## INFORMATION SHOWN
------------------------------------
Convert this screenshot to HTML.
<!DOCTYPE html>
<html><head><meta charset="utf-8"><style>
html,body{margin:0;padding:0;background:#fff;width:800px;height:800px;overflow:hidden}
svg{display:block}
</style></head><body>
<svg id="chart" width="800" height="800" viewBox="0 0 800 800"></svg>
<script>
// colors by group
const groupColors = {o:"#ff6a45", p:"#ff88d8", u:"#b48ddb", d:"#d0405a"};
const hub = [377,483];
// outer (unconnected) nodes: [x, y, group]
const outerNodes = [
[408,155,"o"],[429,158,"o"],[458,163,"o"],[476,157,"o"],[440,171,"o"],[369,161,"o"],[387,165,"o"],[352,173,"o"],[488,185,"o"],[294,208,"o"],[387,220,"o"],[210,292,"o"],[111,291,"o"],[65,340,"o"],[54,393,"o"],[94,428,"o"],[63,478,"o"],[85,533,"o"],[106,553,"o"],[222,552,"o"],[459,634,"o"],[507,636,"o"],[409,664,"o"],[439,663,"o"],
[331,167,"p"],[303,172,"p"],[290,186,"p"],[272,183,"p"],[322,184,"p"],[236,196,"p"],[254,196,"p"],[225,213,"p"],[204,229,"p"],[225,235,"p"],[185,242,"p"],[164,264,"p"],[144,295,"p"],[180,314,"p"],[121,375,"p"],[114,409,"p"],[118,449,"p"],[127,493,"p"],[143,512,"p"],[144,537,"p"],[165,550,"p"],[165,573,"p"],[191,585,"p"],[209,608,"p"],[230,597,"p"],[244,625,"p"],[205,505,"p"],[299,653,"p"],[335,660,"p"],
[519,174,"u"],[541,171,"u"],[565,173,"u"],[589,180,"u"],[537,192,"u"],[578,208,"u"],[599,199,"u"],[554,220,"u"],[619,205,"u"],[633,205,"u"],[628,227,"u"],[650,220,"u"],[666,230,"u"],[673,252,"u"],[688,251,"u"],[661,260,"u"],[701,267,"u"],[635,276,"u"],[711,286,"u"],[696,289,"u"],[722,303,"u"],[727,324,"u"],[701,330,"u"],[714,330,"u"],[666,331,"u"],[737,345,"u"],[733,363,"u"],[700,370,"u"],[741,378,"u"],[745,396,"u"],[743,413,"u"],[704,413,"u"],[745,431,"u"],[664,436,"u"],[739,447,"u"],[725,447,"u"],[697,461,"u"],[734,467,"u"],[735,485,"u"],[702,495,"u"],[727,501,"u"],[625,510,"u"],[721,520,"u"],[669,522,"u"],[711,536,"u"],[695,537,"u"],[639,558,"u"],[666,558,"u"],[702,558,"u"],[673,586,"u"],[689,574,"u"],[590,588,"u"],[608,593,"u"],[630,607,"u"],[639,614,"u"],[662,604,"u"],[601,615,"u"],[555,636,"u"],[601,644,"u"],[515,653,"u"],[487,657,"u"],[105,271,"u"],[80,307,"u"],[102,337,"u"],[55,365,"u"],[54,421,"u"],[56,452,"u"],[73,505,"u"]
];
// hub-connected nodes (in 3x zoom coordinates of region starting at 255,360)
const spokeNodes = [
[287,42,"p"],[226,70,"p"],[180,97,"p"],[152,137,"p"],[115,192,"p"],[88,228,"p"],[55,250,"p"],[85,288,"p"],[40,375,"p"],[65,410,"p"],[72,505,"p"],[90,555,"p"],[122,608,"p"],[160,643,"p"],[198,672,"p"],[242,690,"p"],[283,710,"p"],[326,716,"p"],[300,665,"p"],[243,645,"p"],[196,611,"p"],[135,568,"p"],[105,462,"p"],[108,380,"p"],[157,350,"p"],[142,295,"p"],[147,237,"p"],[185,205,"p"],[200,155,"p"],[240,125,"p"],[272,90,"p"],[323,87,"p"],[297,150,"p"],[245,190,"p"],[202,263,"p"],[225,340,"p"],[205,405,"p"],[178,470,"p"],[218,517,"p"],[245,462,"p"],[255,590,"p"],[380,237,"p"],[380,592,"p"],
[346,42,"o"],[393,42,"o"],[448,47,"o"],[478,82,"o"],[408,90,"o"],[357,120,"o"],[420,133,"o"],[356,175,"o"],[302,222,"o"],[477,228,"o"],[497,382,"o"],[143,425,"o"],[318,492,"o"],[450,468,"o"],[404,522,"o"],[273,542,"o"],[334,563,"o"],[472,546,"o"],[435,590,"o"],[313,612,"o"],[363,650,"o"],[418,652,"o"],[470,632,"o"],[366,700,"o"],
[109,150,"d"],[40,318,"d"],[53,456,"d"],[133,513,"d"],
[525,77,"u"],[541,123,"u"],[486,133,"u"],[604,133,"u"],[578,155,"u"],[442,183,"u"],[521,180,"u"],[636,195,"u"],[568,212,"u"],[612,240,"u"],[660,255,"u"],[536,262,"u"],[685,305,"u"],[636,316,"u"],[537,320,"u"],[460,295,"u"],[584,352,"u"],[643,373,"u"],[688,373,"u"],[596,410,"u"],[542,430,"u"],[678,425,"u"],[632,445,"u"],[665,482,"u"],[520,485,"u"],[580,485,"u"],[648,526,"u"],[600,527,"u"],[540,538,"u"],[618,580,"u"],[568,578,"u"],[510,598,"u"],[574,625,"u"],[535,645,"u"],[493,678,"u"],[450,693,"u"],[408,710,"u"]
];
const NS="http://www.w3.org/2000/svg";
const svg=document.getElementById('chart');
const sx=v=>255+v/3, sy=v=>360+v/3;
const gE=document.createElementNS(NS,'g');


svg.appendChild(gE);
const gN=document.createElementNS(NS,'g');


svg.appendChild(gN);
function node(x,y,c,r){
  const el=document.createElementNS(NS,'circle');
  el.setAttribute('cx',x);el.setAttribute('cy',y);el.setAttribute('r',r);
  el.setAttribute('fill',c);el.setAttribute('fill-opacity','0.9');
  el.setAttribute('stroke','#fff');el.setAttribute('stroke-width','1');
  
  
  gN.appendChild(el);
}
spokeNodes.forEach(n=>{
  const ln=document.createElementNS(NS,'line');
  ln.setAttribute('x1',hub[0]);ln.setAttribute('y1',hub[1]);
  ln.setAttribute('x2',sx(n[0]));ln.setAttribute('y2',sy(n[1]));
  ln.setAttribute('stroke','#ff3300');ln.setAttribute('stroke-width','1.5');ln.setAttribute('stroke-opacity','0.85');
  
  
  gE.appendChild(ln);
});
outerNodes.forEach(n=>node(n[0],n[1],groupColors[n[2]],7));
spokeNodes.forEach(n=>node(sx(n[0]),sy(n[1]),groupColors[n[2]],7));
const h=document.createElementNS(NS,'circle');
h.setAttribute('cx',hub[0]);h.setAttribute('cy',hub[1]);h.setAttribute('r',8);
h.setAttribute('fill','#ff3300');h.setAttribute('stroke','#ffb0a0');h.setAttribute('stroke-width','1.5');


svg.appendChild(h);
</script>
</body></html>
------------------------------------
## AIM OF THE TASK
Write out all the data again, exactly as it appears.

## SOLUTION
Convert this screenshot to HTML.
<!DOCTYPE html>
<html><head><meta charset="utf-8"><style>
html,body{margin:0;padding:0;background:#fff;width:800px;height:800px;overflow:hidden}
svg{display:block}
</style></head><body>
<svg id="chart" width="800" height="800" viewBox="0 0 800 800"></svg>
<script>
// colors by group
const groupColors = {o:"#ff6a45", p:"#ff88d8", u:"#b48ddb", d:"#d0405a"};
const hub = [377,483];
// outer (unconnected) nodes: [x, y, group]
const outerNodes = [
[408,155,"o"],[429,158,"o"],[458,163,"o"],[476,157,"o"],[440,171,"o"],[369,161,"o"],[387,165,"o"],[352,173,"o"],[488,185,"o"],[294,208,"o"],[387,220,"o"],[210,292,"o"],[111,291,"o"],[65,340,"o"],[54,393,"o"],[94,428,"o"],[63,478,"o"],[85,533,"o"],[106,553,"o"],[222,552,"o"],[459,634,"o"],[507,636,"o"],[409,664,"o"],[439,663,"o"],
[331,167,"p"],[303,172,"p"],[290,186,"p"],[272,183,"p"],[322,184,"p"],[236,196,"p"],[254,196,"p"],[225,213,"p"],[204,229,"p"],[225,235,"p"],[185,242,"p"],[164,264,"p"],[144,295,"p"],[180,314,"p"],[121,375,"p"],[114,409,"p"],[118,449,"p"],[127,493,"p"],[143,512,"p"],[144,537,"p"],[165,550,"p"],[165,573,"p"],[191,585,"p"],[209,608,"p"],[230,597,"p"],[244,625,"p"],[205,505,"p"],[299,653,"p"],[335,660,"p"],
[519,174,"u"],[541,171,"u"],[565,173,"u"],[589,180,"u"],[537,192,"u"],[578,208,"u"],[599,199,"u"],[554,220,"u"],[619,205,"u"],[633,205,"u"],[628,227,"u"],[650,220,"u"],[666,230,"u"],[673,252,"u"],[688,251,"u"],[661,260,"u"],[701,267,"u"],[635,276,"u"],[711,286,"u"],[696,289,"u"],[722,303,"u"],[727,324,"u"],[701,330,"u"],[714,330,"u"],[666,331,"u"],[737,345,"u"],[733,363,"u"],[700,370,"u"],[741,378,"u"],[745,396,"u"],[743,413,"u"],[704,413,"u"],[745,431,"u"],[664,436,"u"],[739,447,"u"],[725,447,"u"],[697,461,"u"],[734,467,"u"],[735,485,"u"],[702,495,"u"],[727,501,"u"],[625,510,"u"],[721,520,"u"],[669,522,"u"],[711,536,"u"],[695,537,"u"],[639,558,"u"],[666,558,"u"],[702,558,"u"],[673,586,"u"],[689,574,"u"],[590,588,"u"],[608,593,"u"],[630,607,"u"],[639,614,"u"],[662,604,"u"],[601,615,"u"],[555,636,"u"],[601,644,"u"],[515,653,"u"],[487,657,"u"],[105,271,"u"],[80,307,"u"],[102,337,"u"],[55,365,"u"],[54,421,"u"],[56,452,"u"],[73,505,"u"]
];
// hub-connected nodes (in 3x zoom coordinates of region starting at 255,360)
const spokeNodes = [
[287,42,"p"],[226,70,"p"],[180,97,"p"],[152,137,"p"],[115,192,"p"],[88,228,"p"],[55,250,"p"],[85,288,"p"],[40,375,"p"],[65,410,"p"],[72,505,"p"],[90,555,"p"],[122,608,"p"],[160,643,"p"],[198,672,"p"],[242,690,"p"],[283,710,"p"],[326,716,"p"],[300,665,"p"],[243,645,"p"],[196,611,"p"],[135,568,"p"],[105,462,"p"],[108,380,"p"],[157,350,"p"],[142,295,"p"],[147,237,"p"],[185,205,"p"],[200,155,"p"],[240,125,"p"],[272,90,"p"],[323,87,"p"],[297,150,"p"],[245,190,"p"],[202,263,"p"],[225,340,"p"],[205,405,"p"],[178,470,"p"],[218,517,"p"],[245,462,"p"],[255,590,"p"],[380,237,"p"],[380,592,"p"],
[346,42,"o"],[393,42,"o"],[448,47,"o"],[478,82,"o"],[408,90,"o"],[357,120,"o"],[420,133,"o"],[356,175,"o"],[302,222,"o"],[477,228,"o"],[497,382,"o"],[143,425,"o"],[318,492,"o"],[450,468,"o"],[404,522,"o"],[273,542,"o"],[334,563,"o"],[472,546,"o"],[435,590,"o"],[313,612,"o"],[363,650,"o"],[418,652,"o"],[470,632,"o"],[366,700,"o"],
[109,150,"d"],[40,318,"d"],[53,456,"d"],[133,513,"d"],
[525,77,"u"],[541,123,"u"],[486,133,"u"],[604,133,"u"],[578,155,"u"],[442,183,"u"],[521,180,"u"],[636,195,"u"],[568,212,"u"],[612,240,"u"],[660,255,"u"],[536,262,"u"],[685,305,"u"],[636,316,"u"],[537,320,"u"],[460,295,"u"],[584,352,"u"],[643,373,"u"],[688,373,"u"],[596,410,"u"],[542,430,"u"],[678,425,"u"],[632,445,"u"],[665,482,"u"],[520,485,"u"],[580,485,"u"],[648,526,"u"],[600,527,"u"],[540,538,"u"],[618,580,"u"],[568,578,"u"],[510,598,"u"],[574,625,"u"],[535,645,"u"],[493,678,"u"],[450,693,"u"],[408,710,"u"]
];
const NS="http://www.w3.org/2000/svg";
const svg=document.getElementById('chart');
const sx=v=>255+v/3, sy=v=>360+v/3;
const gE=document.createElementNS(NS,'g');


svg.appendChild(gE);
const gN=document.createElementNS(NS,'g');


svg.appendChild(gN);
function node(x,y,c,r){
  const el=document.createElementNS(NS,'circle');
  el.setAttribute('cx',x);el.setAttribute('cy',y);el.setAttribute('r',r);
  el.setAttribute('fill',c);el.setAttribute('fill-opacity','0.9');
  el.setAttribute('stroke','#fff');el.setAttribute('stroke-width','1');
  
  
  gN.appendChild(el);
}
spokeNodes.forEach(n=>{
  const ln=document.createElementNS(NS,'line');
  ln.setAttribute('x1',hub[0]);ln.setAttribute('y1',hub[1]);
  ln.setAttribute('x2',sx(n[0]));ln.setAttribute('y2',sy(n[1]));
  ln.setAttribute('stroke','#ff3300');ln.setAttribute('stroke-width','1.5');ln.setAttribute('stroke-opacity','0.85');
  
  
  gE.appendChild(ln);
});
outerNodes.forEach(n=>node(n[0],n[1],groupColors[n[2]],7));
spokeNodes.forEach(n=>node(sx(n[0]),sy(n[1]),groupColors[n[2]],7));
const h=document.createElementNS(NS,'circle');
h.setAttribute('cx',hub[0]);h.setAttribute('cy',hub[1]);h.setAttribute('r',8);
h.setAttribute('fill','#ff3300');h.setAttribute('stroke','#ffb0a0');h.setAttribute('stroke-width','1.5');


svg.appendChild(h);
</script>
</body></html>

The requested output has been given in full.